▶ Prompt
Please write the listing below out again exactly, leaving every picture behind.

▶ Supplied material

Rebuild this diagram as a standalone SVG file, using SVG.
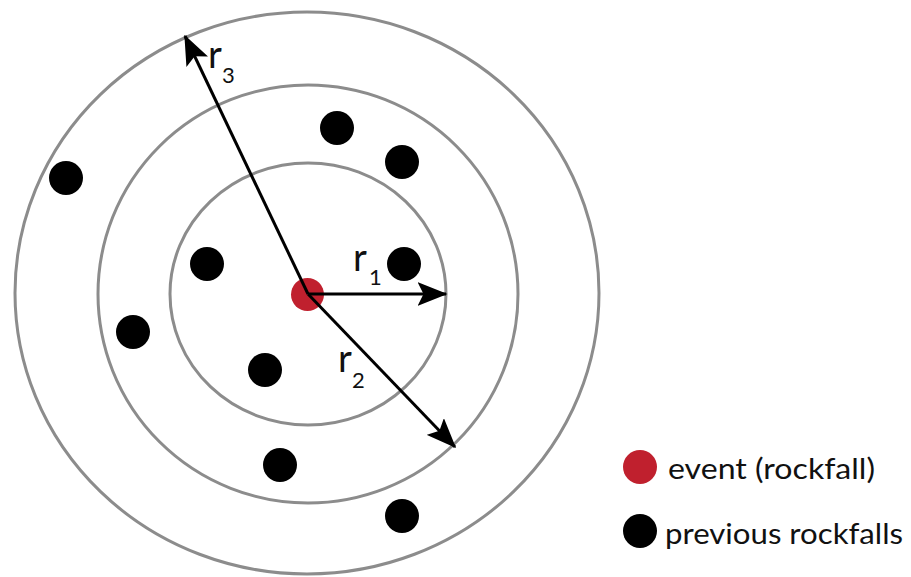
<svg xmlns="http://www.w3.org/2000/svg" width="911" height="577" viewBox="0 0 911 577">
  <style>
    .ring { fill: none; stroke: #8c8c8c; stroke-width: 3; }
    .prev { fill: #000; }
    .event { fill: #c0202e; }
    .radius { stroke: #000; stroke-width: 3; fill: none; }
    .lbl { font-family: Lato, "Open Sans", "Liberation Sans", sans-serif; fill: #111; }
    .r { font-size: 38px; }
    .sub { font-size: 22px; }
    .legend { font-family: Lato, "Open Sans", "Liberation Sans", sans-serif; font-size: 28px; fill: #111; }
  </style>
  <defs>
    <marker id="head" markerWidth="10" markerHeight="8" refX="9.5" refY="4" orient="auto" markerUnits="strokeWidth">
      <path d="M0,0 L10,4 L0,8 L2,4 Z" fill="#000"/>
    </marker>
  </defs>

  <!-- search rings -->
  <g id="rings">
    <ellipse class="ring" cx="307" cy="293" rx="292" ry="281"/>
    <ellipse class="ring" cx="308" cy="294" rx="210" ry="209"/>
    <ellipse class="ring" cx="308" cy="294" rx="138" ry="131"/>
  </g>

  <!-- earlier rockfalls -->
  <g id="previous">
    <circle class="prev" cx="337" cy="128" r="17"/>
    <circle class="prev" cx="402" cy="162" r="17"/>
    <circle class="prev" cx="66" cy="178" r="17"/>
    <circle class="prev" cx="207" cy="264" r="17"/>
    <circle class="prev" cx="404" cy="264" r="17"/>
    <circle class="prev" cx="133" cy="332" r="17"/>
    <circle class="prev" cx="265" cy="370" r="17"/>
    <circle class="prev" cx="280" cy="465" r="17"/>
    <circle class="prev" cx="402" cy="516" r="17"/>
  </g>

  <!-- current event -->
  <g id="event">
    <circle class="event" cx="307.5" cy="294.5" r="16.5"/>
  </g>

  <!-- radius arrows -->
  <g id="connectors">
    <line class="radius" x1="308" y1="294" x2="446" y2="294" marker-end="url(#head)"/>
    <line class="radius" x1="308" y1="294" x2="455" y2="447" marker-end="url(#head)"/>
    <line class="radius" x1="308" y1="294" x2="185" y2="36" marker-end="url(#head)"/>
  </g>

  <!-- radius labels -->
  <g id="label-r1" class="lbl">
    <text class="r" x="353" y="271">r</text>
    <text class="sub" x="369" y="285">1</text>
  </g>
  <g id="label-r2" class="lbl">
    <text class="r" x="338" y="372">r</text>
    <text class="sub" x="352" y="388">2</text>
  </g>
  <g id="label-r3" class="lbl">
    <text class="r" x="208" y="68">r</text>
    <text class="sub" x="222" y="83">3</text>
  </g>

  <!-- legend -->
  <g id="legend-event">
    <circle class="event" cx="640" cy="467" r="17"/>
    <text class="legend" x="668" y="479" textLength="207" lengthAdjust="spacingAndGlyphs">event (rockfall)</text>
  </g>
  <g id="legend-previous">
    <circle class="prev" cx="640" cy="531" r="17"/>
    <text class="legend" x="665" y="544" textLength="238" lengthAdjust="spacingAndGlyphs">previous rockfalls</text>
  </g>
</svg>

▶ The reply
Rebuild this diagram as a standalone SVG file, using SVG.
<svg xmlns="http://www.w3.org/2000/svg" width="911" height="577" viewBox="0 0 911 577">
  <style>
    .ring { fill: none; stroke: #8c8c8c; stroke-width: 3; }
    .prev { fill: #000; }
    .event { fill: #c0202e; }
    .radius { stroke: #000; stroke-width: 3; fill: none; }
    .lbl { font-family: Lato, "Open Sans", "Liberation Sans", sans-serif; fill: #111; }
    .r { font-size: 38px; }
    .sub { font-size: 22px; }
    .legend { font-family: Lato, "Open Sans", "Liberation Sans", sans-serif; font-size: 28px; fill: #111; }
  </style>
  <defs>
    <marker id="head" markerWidth="10" markerHeight="8" refX="9.5" refY="4" orient="auto" markerUnits="strokeWidth">
      <path d="M0,0 L10,4 L0,8 L2,4 Z" fill="#000"/>
    </marker>
  </defs>

  <!-- search rings -->
  <g id="rings">
    <ellipse class="ring" cx="307" cy="293" rx="292" ry="281"/>
    <ellipse class="ring" cx="308" cy="294" rx="210" ry="209"/>
    <ellipse class="ring" cx="308" cy="294" rx="138" ry="131"/>
  </g>

  <!-- earlier rockfalls -->
  <g id="previous">
    <circle class="prev" cx="337" cy="128" r="17"/>
    <circle class="prev" cx="402" cy="162" r="17"/>
    <circle class="prev" cx="66" cy="178" r="17"/>
    <circle class="prev" cx="207" cy="264" r="17"/>
    <circle class="prev" cx="404" cy="264" r="17"/>
    <circle class="prev" cx="133" cy="332" r="17"/>
    <circle class="prev" cx="265" cy="370" r="17"/>
    <circle class="prev" cx="280" cy="465" r="17"/>
    <circle class="prev" cx="402" cy="516" r="17"/>
  </g>

  <!-- current event -->
  <g id="event">
    <circle class="event" cx="307.5" cy="294.5" r="16.5"/>
  </g>

  <!-- radius arrows -->
  <g id="connectors">
    <line class="radius" x1="308" y1="294" x2="446" y2="294" marker-end="url(#head)"/>
    <line class="radius" x1="308" y1="294" x2="455" y2="447" marker-end="url(#head)"/>
    <line class="radius" x1="308" y1="294" x2="185" y2="36" marker-end="url(#head)"/>
  </g>

  <!-- radius labels -->
  <g id="label-r1" class="lbl">
    <text class="r" x="353" y="271">r</text>
    <text class="sub" x="369" y="285">1</text>
  </g>
  <g id="label-r2" class="lbl">
    <text class="r" x="338" y="372">r</text>
    <text class="sub" x="352" y="388">2</text>
  </g>
  <g id="label-r3" class="lbl">
    <text class="r" x="208" y="68">r</text>
    <text class="sub" x="222" y="83">3</text>
  </g>

  <!-- legend -->
  <g id="legend-event">
    <circle class="event" cx="640" cy="467" r="17"/>
    <text class="legend" x="668" y="479" textLength="207" lengthAdjust="spacingAndGlyphs">event (rockfall)</text>
  </g>
  <g id="legend-previous">
    <circle class="prev" cx="640" cy="531" r="17"/>
    <text class="legend" x="665" y="544" textLength="238" lengthAdjust="spacingAndGlyphs">previous rockfalls</text>
  </g>
</svg>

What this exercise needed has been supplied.